FDA recently issued a draft guidance for companies that are developing new treatments for patients who are in the early stages of Alzheimer’s disease (AD). The recommendations specifically address the selection of patients with early AD, or those who are at risk of developing the disease, for enrollment into clinical trials, as well as what outcomes can be used as primary endpoints.
It can be difficult to determine which patients have early-onset AD, and once selected for a clinical trial, which patients are responding to treatment. One way to track progress of the disease has been to measure levels of biomarkers, such as beta-amyloid protein plaques seen on PET scans.
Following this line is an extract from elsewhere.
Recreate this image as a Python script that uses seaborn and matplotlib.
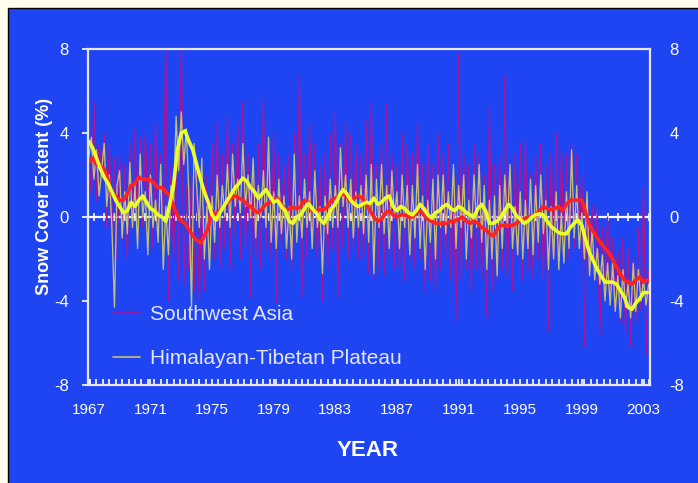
import numpy as np
import pandas as pd
import matplotlib
matplotlib.use("Agg")
import matplotlib.pyplot as plt
import seaborn as sns
from matplotlib.patches import Rectangle
from matplotlib.lines import Line2D
from matplotlib.ticker import MultipleLocator

# Snow cover extent anomalies (%), 1967-2003
# thin lines: bimonthly values, thick lines: smoothed (quarterly)

sw_asia_raw = [
    3.0, 1.0, 5.5, 0.8, 3.5, 2.0,      # 1967
    4.0, -0.5, 3.5, -1.5, 2.8, -2.0,   # 1968
    3.0, -1.0, 2.5, -2.0, 3.5, 0.0,    # 1969
    4.2, -1.0, 3.8, -0.5, 4.0, 0.5,    # 1970
    3.5, -1.5, 4.5, -1.0, 3.0, -0.5,   # 1971
    8.6, -4.0, 2.5, -2.0, 3.0, -3.0,   # 1972
    8.6, -3.3, 1.5, -2.5, 2.0, -3.5,   # 1973
    2.5, -4.0, 1.0, -3.5, 2.0, -2.0,   # 1974
    3.5, -2.0, 4.5, -2.5, 3.0, -1.5,   # 1975
    4.8, -2.5, 3.5, -1.0, 4.5, -2.0,   # 1976
    5.5, -1.5, 3.0, -3.8, 2.5, -2.0,   # 1977
    3.5, -2.5, 5.7, -1.5, 2.5, -2.0,   # 1978
    4.0, -4.1, 3.0, -1.5, 2.5, -2.0,   # 1979
    3.0, -2.5, 4.0, -1.0, 6.7, -3.8,   # 1980
    3.0, -2.0, 4.5, -1.5, 3.5, -2.0,   # 1981
    2.5, -4.0, 3.0, -2.5, 4.0, -1.5,   # 1982
    5.0, -3.8, 3.5, -1.5, 4.5, -2.0,   # 1983
    4.0, -1.5, 3.5, -2.0, 3.0, -2.0,   # 1984
    4.6, -2.7, 5.5, -3.0, 2.5, -2.5,   # 1985
    3.5, -2.8, 5.4, -2.0, 3.0, -2.5,   # 1986
    2.5, -2.5, 4.0, -3.0, 3.5, -2.0,   # 1987
    3.0, -2.5, 4.5, -2.0, 2.5, -3.5,   # 1988
    3.5, -3.0, 2.5, -3.5, 4.0, -2.5,   # 1989
    3.0, -2.0, 3.5, -3.0, 2.0, -4.9,   # 1990
    7.8, -3.0, 3.0, -2.5, 2.5, -3.5,   # 1991
    3.5, -2.5, 3.0, -3.0, 2.0, -4.8,   # 1992
    5.2, -3.5, 2.5, -3.0, 3.0, -2.5,   # 1993
    6.7, -3.0, 2.5, -3.5, 3.0, -2.0,   # 1994
    3.5, -3.0, 3.7, -2.5, 2.0, -3.0,   # 1995
    3.0, -2.0, 3.5, -3.0, 2.5, -5.4,   # 1996
    3.0, -2.0, 4.0, -2.5, 3.2, -1.5,   # 1997
    3.0, -2.0, 3.5, -1.5, 3.0, -1.0,   # 1998
    2.0, -6.2, 1.0, -2.5, 0.5, -3.0,   # 1999
    0.5, -5.6, -0.5, -3.5, 0.0, -4.0,  # 2000
    -1.0, -4.5, -1.5, -5.0, -1.0, -5.5,  # 2001
    -1.5, -6.2, -2.0, -5.0, -0.5, -4.5,  # 2002
    1.5, -6.6, -2.5,                   # 2003
]

himalaya_raw = [
    2.8, 3.8, 1.8, 3.2, 1.0, 2.2,      # 1967
    3.5, 0.5, 2.0, -0.5, -4.3, 1.5,    # 1968
    2.2, -1.0, 1.2, -0.8, 2.6, -0.5,   # 1969
    1.5, -1.5, 3.0, 0.0, 1.2, -1.8,    # 1970
    2.0, -0.5, 0.8, -1.2, 2.5, -2.5,   # 1971
    0.5, -1.8, 1.5, 0.5, 4.8, 2.2,     # 1972
    5.0, 2.5, 4.2, 1.0, -4.3, 3.5,     # 1973
    1.5, -0.5, 2.8, -2.0, 0.5, -2.5,   # 1974
    1.0, -1.2, 2.0, -0.5, 1.5, 0.0,    # 1975
    2.5, -0.5, 3.0, 0.5, 1.8, 0.2,     # 1976
    3.5, 0.5, 2.0, 0.0, 2.8, -1.0,     # 1977
    1.5, 0.0, 2.2, -0.5, 3.8, -1.2,    # 1978
    1.2, -1.5, 1.8, -0.8, 1.0, -1.5,   # 1979
    0.5, -2.0, 3.0, -1.2, 1.0, -1.0,   # 1980
    1.8, -0.5, 1.2, -1.5, 2.2, -0.5,   # 1981
    0.5, -2.7, 1.0, -0.8, 1.8, -0.5,   # 1982
    1.5, -0.5, 3.3, 0.5, 2.0, -0.5,    # 1983
    1.8, -1.0, 1.2, -0.5, 1.5, -0.8,   # 1984
    2.0, -1.2, 2.5, -2.7, 1.8, -0.5,   # 1985
    2.5, -0.8, 1.5, -1.5, 2.2, 0.0,    # 1986
    1.2, -1.5, 2.0, -0.5, 1.5, -1.8,   # 1987
    1.5, -1.0, 2.5, -1.5, 1.0, -2.5,   # 1988
    0.8, -1.2, 1.8, -2.0, 2.0, -0.5,   # 1989
    2.0, -0.8, 1.2, -0.5, 2.5, -1.5,   # 1990
    1.5, -0.5, 2.0, -2.0, 0.8, -1.0,   # 1991
    2.0, -0.5, 2.5, -1.2, 1.5, -2.5,   # 1992
    0.8, -2.0, 1.0, -2.8, 1.5, -1.5,   # 1993
    2.0, -0.5, 2.5, -1.5, 0.5, -1.8,   # 1994
    1.2, -2.0, 0.8, -1.5, 1.8, -1.8,   # 1995
    1.5, -1.2, 2.0, -0.8, 0.8, -2.5,   # 1996
    0.5, -2.0, 1.2, -2.5, 0.2, -2.2,   # 1997
    1.2, -1.5, 3.2, -1.0, 1.5, -1.5,   # 1998
    0.2, -2.0, 1.2, -2.8, -0.5, -3.0,  # 1999
    -1.5, -3.2, -1.8, -4.0, -2.2, -4.2,  # 2000
    -2.2, -4.5, -2.8, -4.8, -2.5, -4.3,  # 2001
    -3.2, -4.8, -2.2, -4.5, -2.5, -4.0,  # 2002
    -3.0, -4.2, -3.2,                  # 2003
]

sw_asia_smooth = [
    2.6, 2.8, 2.5, 2.4,  2.3, 1.8, 1.1, 1.0,  0.8, 0.8, 1.1, 1.5,   # 1967-69
    1.6, 1.9, 1.8, 1.8,  1.75, 1.6, 1.4, 1.4,  1.2, 1.0, 0.5, 0.1,  # 1970-72
    -0.2, -0.3, -0.6, -0.9,  -1.1, -1.25, -0.9, -0.5,  0.3, 0.1, 0.3, 0.5,  # 1973-75
    0.7, 0.9, 1.0, 0.9,  0.8, 0.6, 0.5, 0.3,  0.2, 0.4, 0.6, 0.7,   # 1976-78
    0.8, 0.9, 0.6, 0.3,  0.4, 0.45, 0.4, 0.5,  0.8, 0.7, 0.3, 0.3,  # 1979-81
    0.35, 0.35, 0.5, 0.8,  0.9, 1.0, 1.1, 1.0,  0.7, 0.9, 1.0, 0.9,  # 1982-84
    0.6, 0.3, 0.0, -0.2,  -0.1, 0.2, 0.3, 0.1,  0.0, 0.1, 0.1, 0.0,  # 1985-87
    0.0, 0.2, 0.3, 0.1,  -0.1, -0.2, -0.3, -0.3,  -0.3, -0.3, -0.2, -0.2,  # 1988-90
    -0.1, 0.0, -0.2, -0.3,  -0.2, -0.3, -0.5, -0.6,  -0.8, -0.9, -0.6, -0.4,  # 1991-93
    -0.4, -0.4, -0.4, -0.3,  -0.15, -0.1, 0.0, 0.05,  0.05, 0.3, 0.5, 0.4,  # 1994-96
    0.35, 0.4, 0.5, 0.3,  0.6, 0.8, 0.8, 0.8,  0.8, 0.2, -0.4, -0.7,  # 1997-99
    -1.0, -1.25, -1.5, -1.7,  -2.0, -2.4, -2.7, -3.0,  -3.1, -3.2, -3.0, -2.85,  # 2000-02
    -3.1, -3.0,                                                    # 2003
]

himalaya_smooth = [
    3.6, 3.3, 2.8, 2.3,  1.9, 1.6, 1.2, 0.8,  0.5, 0.2, 0.3, 0.7,   # 1967-69
    0.5, 0.8, 1.0, 0.7,  0.4, 0.3, 0.1, 0.0,  -0.2, 0.6, 1.5, 3.2,  # 1970-72
    4.0, 4.1, 3.6, 3.2,  2.5, 1.8, 1.2, 0.7,  0.1, -0.15, 0.2, 0.5,  # 1973-75
    0.8, 1.1, 1.4, 1.6,  1.85, 1.7, 1.4, 1.2,  0.9, 1.1, 1.3, 1.0,  # 1976-78
    0.7, 0.8, 0.5, 0.3,  -0.2, -0.3, 0.0, 0.1,  0.4, 0.65, 0.4, 0.2,  # 1979-81
    -0.1, -0.3, 0.0, 0.4,  0.6, 1.0, 1.3, 1.1,  0.8, 0.6, 0.5, 0.6,  # 1982-84
    0.7, 0.65, 0.9, 0.6,  0.7, 0.9, 1.0, 0.5,  0.3, 0.5, 0.4, 0.2,  # 1985-87
    0.1, 0.3, 0.6, 0.4,  0.1, -0.05, 0.2, 0.3,  0.5, 0.6, 0.4, 0.3,  # 1988-90
    0.5, 0.4, 0.2, 0.1,  0.0, 0.4, 0.6, 0.3,  -0.3, -0.3, -0.2, 0.0,  # 1991-93
    0.3, 0.6, 0.4, 0.05,  -0.1, -0.3, -0.2, 0.0,  0.1, 0.15, 0.1, -0.2,  # 1994-96
    -0.45, -0.6, -0.75, -0.8,  -0.8, -0.5, -0.3, -0.15,  -0.4, -1.1, -1.7, -2.1,  # 1997-99
    -2.5, -2.8, -3.1, -3.1,  -3.1, -3.2, -3.5, -3.8,  -4.3, -4.4, -4.1, -3.9,  # 2000-02
    -3.6, -3.6,                                                    # 2003
]

year_ticks = [1967, 1971, 1975, 1979, 1983, 1987, 1991, 1995, 1999, 2003]
y_ticks = [-8, -4, 0, 4, 8]
regions = ["Southwest Asia", "Himalayan-Tibetan Plateau"]

blue = "#1f44f2"
thin_colors = {"Southwest Asia": "#a3179c", "Himalayan-Tibetan Plateau": "#c6bf74"}
thick_colors = {"Southwest Asia": "#ff2222", "Himalayan-Tibetan Plateau": "#e8ff2c"}

# time axes (decimal years)
raw_years = 1967 + np.arange(len(sw_asia_raw)) / 6
smooth_years = 1967 + np.arange(len(sw_asia_smooth)) / 4

raw_df = pd.concat([
    pd.DataFrame({"Year": raw_years, "Extent": sw_asia_raw, "Region": regions[0]}),
    pd.DataFrame({"Year": raw_years, "Extent": himalaya_raw, "Region": regions[1]}),
])
smooth_df = pd.concat([
    pd.DataFrame({"Year": smooth_years, "Extent": sw_asia_smooth, "Region": regions[0]}),
    pd.DataFrame({"Year": smooth_years, "Extent": himalaya_smooth, "Region": regions[1]}),
])

sns.set_style("white")
plt.rcParams["font.family"] = ["Liberation Sans", "DejaVu Sans"]
plt.rcParams["axes.unicode_minus"] = False

fig = plt.figure(figsize=(6.98, 4.83), dpi=100)
fig.patch.set_facecolor("#fffff0")
fig.add_artist(Rectangle((8 / 698, -0.01), 1.0, 1 - 8 / 483 + 0.01, transform=fig.transFigure,
                         facecolor=blue, edgecolor="black", lw=1.0, zorder=0))

ax = fig.add_axes([0.1261, 0.2029, 0.8051, 0.6957])
ax.set_facecolor(blue)

# thin lines
sns.lineplot(data=raw_df, x="Year", y="Extent", hue="Region", palette=thin_colors,
             hue_order=regions, estimator=None, lw=0.95, legend=False, ax=ax)
# smoothed lines
sns.lineplot(data=smooth_df, x="Year", y="Extent", hue="Region", palette=thick_colors,
             hue_order=regions, estimator=None, lw=2.6, legend=False, ax=ax)

ax.axhline(0, color="white", lw=1.6, zorder=1.5)

ax.set_xlim(1966.95, 2003.42)
ax.set_ylim(-8, 8)
ax.set_xticks(year_ticks)
ax.set_xticklabels([str(y) for y in year_ticks])
ax.xaxis.set_minor_locator(MultipleLocator(5 / 12))
ax.set_yticks(y_ticks)
ax.tick_params(axis="x", which="both", direction="in", length=4, width=1.2,
               color="white", labelcolor="white", labelsize=11, pad=13, bottom=True)
ax.tick_params(axis="y", direction="out", length=4, width=1.2, color="white",
               labelcolor="white", labelsize=12, left=True, right=False,
               labelleft=True, labelright=True, pad=10)

# tick marks along the zero line
zero_ax = ax.secondary_xaxis(0.5)
zero_ax.xaxis.set_major_locator(MultipleLocator(2 / 3))
zero_ax.tick_params(axis="x", direction="inout", length=6, width=1.2, color="white",
                    labelbottom=False, labeltop=False)
for s in zero_ax.spines.values():
    s.set_visible(False)

for s in ax.spines.values():
    s.set_visible(True)
    s.set_color("#e6e6ff")
    s.set_linewidth(1.6)

ax.set_xlabel("")
ax.set_ylabel("")
fig.text(45 / 698, 1 - 196 / 483, "Snow Cover Extent (%)", rotation=90, color="white",
         fontsize=13, fontweight="bold", ha="center", va="center")
fig.text(368 / 698, 1 - 451 / 483, "YEAR", color="white", fontsize=16,
         fontweight="bold", ha="center", va="center")

handles = [Line2D([], [], color=thin_colors[r], lw=1.2) for r in regions]
leg = ax.legend(handles, regions, loc="upper left", bbox_to_anchor=(0.044, 0.237),
                frameon=False, fontsize=15, handlelength=1.3, handletextpad=0.5,
                labelspacing=1.2, borderpad=0, borderaxespad=0)
for t in leg.get_texts():
    t.set_color("#e2e4ff")

fig.savefig("out.png", dpi=100, facecolor=fig.get_facecolor())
If these types of biomarker results could be used as a surrogate endpoint, showing effects more precisely and more quickly than cognition and functioning abilities, companies would then be able to bring new treatments to market more quickly and less expensively under an accelerated approval program, as has been the case with many cancer drugs.
FDA, however, said it would not accept biomarker or imaging-based outcomes as a primary endpoint; instead, primary efficacy must reflect a benefit in, preferably, both patients’ cognition and functioning abilities.
“Until there is widespread evidence-based agreement in the research community that an effect on a particular biomarker is reasonably likely to predict clinical benefit, we will not be in a position to consider an approval based on the use of a biomarker as a surrogate outcome measure in AD (at any stage of the illness),” according to the draft guidance.
But, the agency said it is “open to considering the argument that a positive biomarker result (generally included as a secondary outcome measure in a trial) in combination with a positive finding on a primary clinical outcome measure may support a claim of disease modification in AD.”
Released on February 7, the draft guidance is open for comment for 60 days. Following that time frame, FDA will issue a final version.